Anyway T20 cricket hasn't affected domestic cricket, has anyone First class career suffered because of T20.
Surely if it affects Test cricket it should affect First class cricket.
Making_Splinters wrote: How is that in the interest of domestic teams though? Domestic squads need to be made of players who can play all three formats.
sussexpob wrote:Making_Splinters wrote: How is that in the interest of domestic teams though? Domestic squads need to be made of players who can play all three formats.
Its hardly like the ECB give a toss about the counties, after all, its their money that keeps most from going bankrupt. Produce test players, get dosh.... dont produce them, dont get money.

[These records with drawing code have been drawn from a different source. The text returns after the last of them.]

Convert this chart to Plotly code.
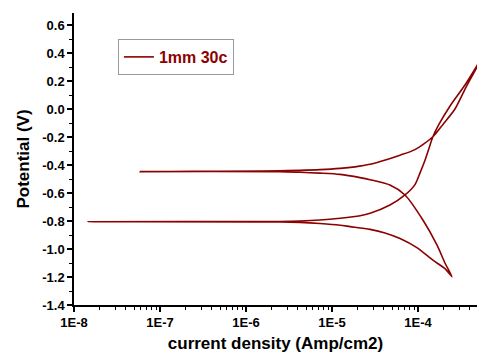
import plotly.graph_objects as go

# Single polarisation scan (current density in A/cm2, potential in V), in scan order
current = [
    2.48e-4, 2.06e-4, 1.49e-4, 9.7e-5, 6.18e-5, 4.13e-5, 2.77e-5, 1.62e-5, 1.24e-5,
    7.24e-6, 4.25e-6, 2.48e-6, 1.46e-8,
    2.48e-6, 4.25e-6, 7.24e-6, 1.24e-5, 2.12e-5, 2.77e-5, 4.72e-5, 7.06e-5, 9.22e-5,
    1.05e-4, 1.20e-4, 1.31e-4, 1.49e-4, 1.75e-4, 2.35e-4, 3.50e-4, 4.85e-4, 5.41e-4,
    4.85e-4, 3.61e-4, 2.69e-4, 1.95e-4, 1.49e-4, 9.22e-5, 6.18e-5, 4.37e-5, 2.77e-5,
    1.85e-5, 1.24e-5, 7.24e-6, 4.25e-6, 2.48e-6, 5.85e-8,
    2.48e-6, 4.25e-6, 7.24e-6, 1.24e-5, 2.12e-5, 2.77e-5, 4.72e-5, 7.06e-5, 1.14e-4,
    1.66e-4, 2.06e-4, 2.48e-4,
]
potential = [
    -1.198, -1.14, -1.08, -0.99, -0.925, -0.885, -0.86, -0.84, -0.83,
    -0.818, -0.81, -0.807, -0.805,
    -0.803, -0.80, -0.793, -0.78, -0.762, -0.745, -0.686, -0.614, -0.54,
    -0.46, -0.37, -0.30, -0.198, -0.11, 0.02, 0.17, 0.31, 0.36,
    0.30, 0.155, 0.0, -0.11, -0.198, -0.29, -0.33, -0.36, -0.395,
    -0.413, -0.424, -0.433, -0.438, -0.441, -0.447,
    -0.447, -0.452, -0.458, -0.467, -0.49, -0.505, -0.543, -0.614, -0.793,
    -0.971, -1.10, -1.198,
]
series_name = "1mm 30c"

x_tick_vals = [1e-8, 1e-7, 1e-6, 1e-5, 1e-4]
x_tick_text = ["1E-8", "1E-7", "1E-6", "1E-5", "1E-4"]
x_minor_vals = [m * 10.0 ** e for e in range(-8, -3) for m in range(2, 10)]
y_tick_vals = [0.6, 0.4, 0.2, 0.0, -0.2, -0.4, -0.6, -0.8, -1.0, -1.2, -1.4]
y_tick_text = ["0.6", "0.4", "0.2", "0.0", "-0.2", "-0.4", "-0.6", "-0.8", "-1.0", "-1.2", "-1.4"]

LINE = "#8b0000"
FONT = "Liberation Sans"

fig = go.Figure()
fig.add_trace(go.Scatter(
    x=current, y=potential, mode="lines", name=series_name,
    line=dict(color=LINE, width=1.6, shape="spline", smoothing=0.7), showlegend=True,
))

fig.update_layout(
    width=477, height=353,
    margin=dict(l=74, r=0, t=13, b=48),
    paper_bgcolor="white", plot_bgcolor="white",
    font=dict(family=FONT, color="black"),
    showlegend=True,
    legend=dict(
        x=0.109, y=0.911, xanchor="left", yanchor="top",
        bgcolor="white", bordercolor="#999999", borderwidth=1,
        font=dict(family=FONT, size=16, color=LINE, weight="bold"),
        itemwidth=30, tracegroupgap=0,
    ),
    xaxis=dict(
        type="log", range=[-8, -3.314],
        tickvals=x_tick_vals, ticktext=x_tick_text,
        tickfont=dict(family=FONT, size=13, weight="bold"),
        ticks="outside", ticklen=5, tickwidth=1.5, tickcolor="black",
        minor=dict(tickvals=x_minor_vals, ticks="outside", ticklen=3, tickwidth=1, tickcolor="black", showgrid=False),
        showline=True, linecolor="black", linewidth=1.5,
        showgrid=False, zeroline=False,
        title=dict(text="current density (Amp/cm2)", font=dict(family=FONT, size=17, weight="bold"), standoff=10),
    ),
    yaxis=dict(
        range=[-1.4, 0.686],
        tickvals=y_tick_vals, ticktext=y_tick_text,
        tickfont=dict(family=FONT, size=13, weight="bold"),
        ticks="outside", ticklen=5, tickwidth=1.5, tickcolor="black",
        minor=dict(dtick=0.1, tick0=0, ticks="outside", ticklen=3, tickwidth=1, tickcolor="black", showgrid=False),
        showline=True, linecolor="black", linewidth=1.5,
        showgrid=False, zeroline=False,
        title=dict(text="Potential (V)", font=dict(family=FONT, size=17, weight="bold"), standoff=8),
    ),
)

fig.write_html("out.html")
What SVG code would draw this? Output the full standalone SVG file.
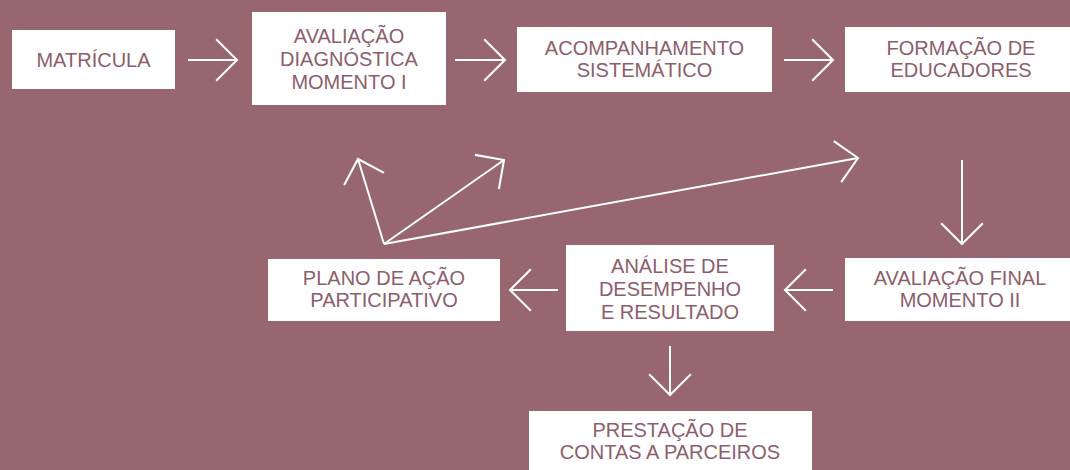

Making_Splinters wrote:Well given how England have been struggling to find a decent gloveman for nearly 10 years, we've not seen any keepers who aren't selected for county sides based primarily on their batting.
I'd love to be in the fantasy world of yours where the ECB mandates counties to produce a certain type of player and they magically appear.
sussexpob wrote:Making_Splinters wrote:Well given how England have been struggling to find a decent gloveman for nearly 10 years, we've not seen any keepers who aren't selected for county sides based primarily on their batting.
Completely different, that is the culture of the era that has decided that batting takes precedent over keeping, and to be fair the fact Buttler and Prior are picked for the national team is further rubberstamping of that policy. Fielding in general nowadays in the outfield is far better than any previous era, and I doubt many slippers in era's gone by would have took a few of those slip catches we seen at Trent Bridge. If keeper over keeper-batters were considered an overall positive, there would be more of them. The truth is, I very much doubt a keeper averaging 20 with the bat but magical glovework would pay the debt for that skill over someone like Prior or Gilchrist.... he would have to regularly save 40 runs with fielding every game to make that a pay off, which I doubt happens with any fairly competent keeper.I'd love to be in the fantasy world of yours where the ECB mandates counties to produce a certain type of player and they magically appear.
Its in the interests of the game to produce the best player for any given situation, and in multi day cricket, that is the person who bats the most runs. Playing very aggressive cricket has lead to lower scores this series, its higher risk. If that aggressive filters downwards to First Class cricket then unless players are SR80 and averaging 45, you will find the more patient and adaptable players will rise to the top naturally.
If Alistair Cook was batting at Essex at 19 the way he is now, with bowlers less inclined to plug away patiently, he might bat all day. A drop in quality from T20 style innings naturally makes for a proper test capacity batsman to do well..... I am not saying the ECB will create it, its simply natural
In the same way you argue they have to be an all format batsman, well FC cricket is a format, so are mindless sloggers all format batsman?
bhaveshgor wrote:Funny thing is most player in the Test team don't even play much T20 or didn't even play much IPL.
Clarke, Rogers, Voges, Nevill.
Warner a tough one since he does score runs but doesn't really bat long and gives his wicket away too easily when set scoring 30-40 run a ball isn't that great in test matches compared to scoring 30-40 off 120 balls.
Could blame that on T20 or on Australian mindset.
Like I said before it is too easy to blame it on T20/Schedule but in reality it is down to the players.
how india goes on Test in the next 5 year will prove or disprove the T20 theory.
Kohli new team have all played IPl since the beginning and all the players coming through the set-up would have started playing domestic cricket with the IPL included in it.
Anyway T20 cricket hasn't affected domestic cricket, has anyone First class career suffered because of T20.
Surely if it affects Test cricket it should affect First class cricket.